As part of her training, the vivacious Tanina, a chef at the legendary Palazzo Murat hotel in Positano, which once belonged to Napoleon’s brother-in-law, wrote a thesis on lemons. She discovered that there were 47 different types in the world.

“But the Amalfi lemon is finest because the flavour and acidity is so balanced, so it is excellent to marinate fish, like this insalata de sepia,” she said, deftly slicing some tiny local squid which had been cooked till tender in boiling water.

Sprinkled with a mix of lemon juice and salt, it was left to “cook” for 30 minutes, and the resulting melt-in-the-mouth texture was unrecognisable from the off-putting rubber-band chewiness so often associated with Mediterranean calamari.

Another popular citrus ingredient on the Amalfi coast is the cedro, which looks like a huge mutant lemon, but is in fact a whole separate species. It has more pith than flesh, but the pith has none of the bitterness of the traditional lemon. Mixed with fennel, orange and a tangy lemon dressing, slices of cedro add to a refreshing, palate-cleansing salad, which Amalfitans eat in place of a sorbet between courses.
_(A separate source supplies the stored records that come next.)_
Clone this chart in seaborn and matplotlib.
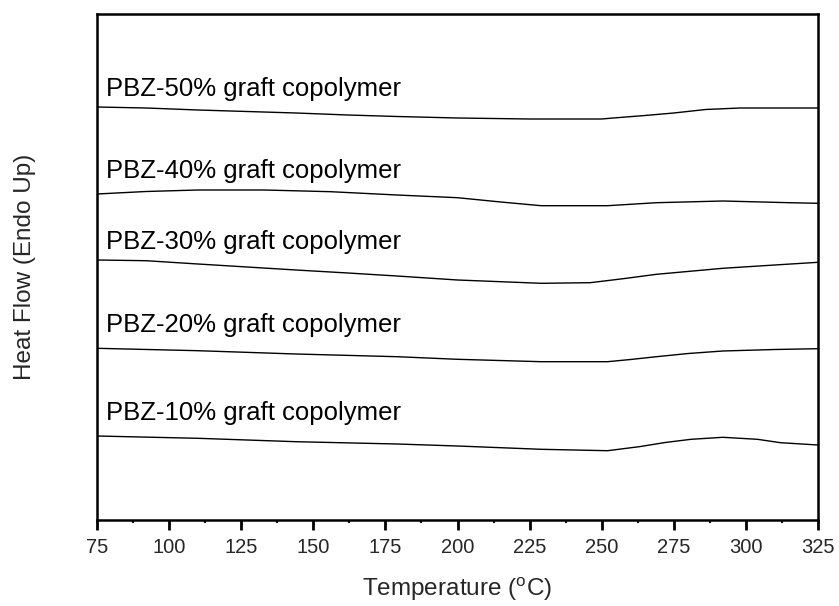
import numpy as np
import pandas as pd
import matplotlib
matplotlib.use("Agg")
import matplotlib.pyplot as plt
import seaborn as sns

# Temperature (°C) sample points and heat-flow traces (arbitrary units)
temp_50 = [75, 92, 110, 127, 144, 162, 179, 200, 225, 250, 254, 265, 275, 286, 298, 310, 325]
hf_50 = [413, 412, 410, 408.5, 407, 405, 403.5, 402, 401, 401, 402, 404.5, 407, 410.5, 412, 412, 412]

temp_40 = [75, 92, 110, 133, 156, 179, 200, 215, 229, 252, 269, 292, 315, 325]
hf_40 = [326, 328.5, 330, 330, 328.3, 325, 322.3, 318, 314.3, 314.3, 317.3, 319, 317.3, 316.7]

temp_30 = [75, 92, 110, 127, 144, 162, 179, 200, 229, 246, 258, 269, 292, 310, 325]
hf_30 = [260, 259.3, 256, 253, 250, 247, 244, 240, 236.7, 237.3, 241.5, 245.7, 251.7, 255, 257.7]

temp_20 = [75, 110, 144, 179, 200, 229, 252, 260, 269, 280, 292, 310, 325]
hf_20 = [171.7, 169.3, 166, 163.3, 160.7, 158.3, 158.3, 160.5, 163.3, 166.5, 169, 170.5, 171.3]

temp_10 = [75, 110, 144, 179, 200, 229, 252, 263, 272, 281, 292, 304, 312, 325]
hf_10 = [84, 81.7, 78.3, 76, 74, 70.7, 69.3, 73.3, 77.5, 80.7, 82.7, 80.7, 77.3, 75]

labels = ["PBZ-50% graft copolymer", "PBZ-40% graft copolymer", "PBZ-30% graft copolymer",
          "PBZ-20% graft copolymer", "PBZ-10% graft copolymer"]
label_y = [431, 349, 278, 195, 107]

xticks = [75, 100, 125, 150, 175, 200, 225, 250, 275, 300, 325]

sns.set_theme(style="white")
plt.rcParams['font.family'] = ['Liberation Sans', 'DejaVu Sans']
plt.rcParams['mathtext.fontset'] = 'custom'
plt.rcParams['mathtext.rm'] = 'Liberation Sans'

frames = []
for name, t, h in zip(labels, [temp_50, temp_40, temp_30, temp_20, temp_10],
                      [hf_50, hf_40, hf_30, hf_20, hf_10]):
    frames.append(pd.DataFrame({"T": t, "HF": h, "series": name}))
df = pd.concat(frames, ignore_index=True)

fig = plt.figure(figsize=(8.39, 6.06), dpi=100)
ax = fig.add_axes([97/839, 86/606, 721/839, 506/606])

sns.lineplot(data=df, x="T", y="HF", units="series", estimator=None, color="black",
             linewidth=1.0, ax=ax, legend=False, sort=True)

for lab, y in zip(labels, label_y):
    ax.text(78.0, y, lab, fontsize=18.5, va="center", ha="left", color="black")

ax.set_xlim(75, 325)
ax.set_ylim(0, 506)
ax.set_xticks(xticks)
ax.set_xticks(np.arange(87.5, 325, 25), minor=True)
ax.set_yticks([])
ax.tick_params(axis="x", which="major", direction="out", length=7, width=2, labelsize=14.5,
               pad=6, bottom=True, top=False, color="black")
ax.tick_params(axis="x", which="minor", direction="out", length=2, width=1.5, bottom=True, color="black")
for s in ax.spines.values():
    s.set_color("black")
    s.set_linewidth(1.8)

ax.set_xlabel("Temperature ($^{\\mathrm{o}}$C)", fontsize=17.5, labelpad=13)
ax.set_ylabel("Heat Flow (Endo Up)", fontsize=17.5, labelpad=44)

fig.savefig("out.png", dpi=100)
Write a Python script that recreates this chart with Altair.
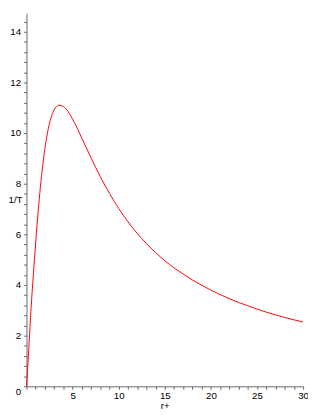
import altair as alt
import pandas as pd

r_plus = [0, 0.25, 0.5, 0.75, 1, 1.5, 2, 2.5, 3, 3.5, 4, 4.5, 5, 6, 7, 8, 9, 10,
          11, 12, 13, 14, 15, 16, 18, 20, 22, 24, 26, 28, 30]
inv_T = [0, 1.5, 3.1, 4.45, 5.7, 7.85, 9.4, 10.4, 10.92, 11.1, 11.05, 10.85, 10.55,
         9.8, 9.02, 8.28, 7.62, 7.02, 6.5, 6.04, 5.64, 5.28, 4.96, 4.68, 4.2, 3.8,
         3.46, 3.18, 2.93, 2.72, 2.54]

x_ticks = list(range(0, 31))
y_ticks = [round(i * 0.4, 1) for i in range(0, 37)]

df = pd.DataFrame({"r": r_plus, "invT": inv_T})

FONT = "Liberation Sans"
AXIS_COL = "#666666"
FS = 10

x_axis = alt.Axis(
    title="r+", values=x_ticks,
    labelExpr="(datum.value % 5 == 0 && datum.value != 0) ? format(datum.value, 'd') : ''",
    labelOverlap=False, labelFlush=False, grid=False,
    tickSize=3, tickColor=AXIS_COL, domainColor=AXIS_COL,
    labelFont=FONT, labelFontSize=FS, labelColor="black", labelPadding=2,
    titleFont=FONT, titleFontSize=FS, titleFontWeight="normal", titleColor="black",
    titleY=23, titleBaseline="alphabetic",
)

y_axis = alt.Axis(
    title="1/T", values=y_ticks,
    labelExpr="(abs(datum.value - round(datum.value / 2) * 2) < 0.01) ? format(round(datum.value), 'd') : ''",
    labelOverlap=False, labelFlush=False, grid=False,
    tickSize=3, tickColor=AXIS_COL, domainColor=AXIS_COL,
    labelFont=FONT, labelFontSize=FS, labelColor="black", labelPadding=3,
    labelOffset={"condition": {"test": "datum.value == 0", "value": 5}, "value": 0},
    titleFont=FONT, titleFontSize=FS, titleFontWeight="normal", titleColor="black",
    titleAngle=0, titleX=-19, titleY=191, titleAlign="left", titleBaseline="middle",
)

chart = alt.Chart(df).mark_line(color="#ff0000", strokeWidth=1, interpolate="monotone").encode(
    x=alt.X("r:Q", scale=alt.Scale(domain=[0, 30], nice=False, zero=False), axis=x_axis),
    y=alt.Y("invT:Q", scale=alt.Scale(domain=[0, 14.73], nice=False, zero=False), axis=y_axis),
).properties(
    width=284, height=383,
    background="white",
    autosize=alt.AutoSizeParams(type="none"),
    padding={"left": 19, "top": 0, "right": 5, "bottom": 24},
).configure_view(strokeOpacity=0, strokeWidth=0)

chart.save("out.html", embed_options={"renderer": "svg", "actions": False})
To work off those courses, and endeavour to gain a figure like Tanina’s, you could always visit one of the area’s 1556 limoneti, or lemon groves, and trudge the steps linking the vertiginous terraces.

One of the prettiest limoneti has to be the 1½ hectares owned by the Landi family on the Canna Verde hillside at Maiori.

Grandfather Bonaventure Landi, who we found sitting in the sunshine by his chickens, can still manage some of the 380 steps linking the 13 terraces, despite nudging his 93rd birthday. A living example of the benefit of regular lemon consumption he announced, with such veneration you’d think he was declaring the power of prayer. lemon

One of the tastiest ways to take in a healthy dose, is with a glass of limoncello, the traditional lemon liqueur made from infusing lemon rind in alcohol before sweetening with a sugar syrup.

Look for an opaque colour, at least 32 percent alcohol and a thin layer of oil on top, when buying a bottle.

“The Amalfi lemon is the true lemon to use because the skin is pure with no chemicals, and the rind has lots of oil and flavour,” explained Bonaventura’s son, Gino, as he checked some of his 1000 lemon trees.

Each tree produces around 300-600 lemons, or 50 kilos a year, over three harvests, adding to the 16,000 tons of lemons produced annually on the official Amalfi lemon coast, a sea-hugging ribbon of some of the most scenic, tourist villages in Italy: Atrani, Amalfi, Cetara, Conca, Dei Marini, Furore, Maiori, Minori, Positano, Praino, Ravello, Scala, Tramonti and Vietre Sul Mare.

The Limone Costa d’Amalfi even now has its own official cheer-group, the CO.VA.L, to promote it.

Unofficial fans, like Praiano limoncello maker Rosa Esposito, whose family has been working with lemons for generations, sum it up like this: “Il limone succa della vita” – lemons are the juice of life.

And awfully good in a gin and tonic!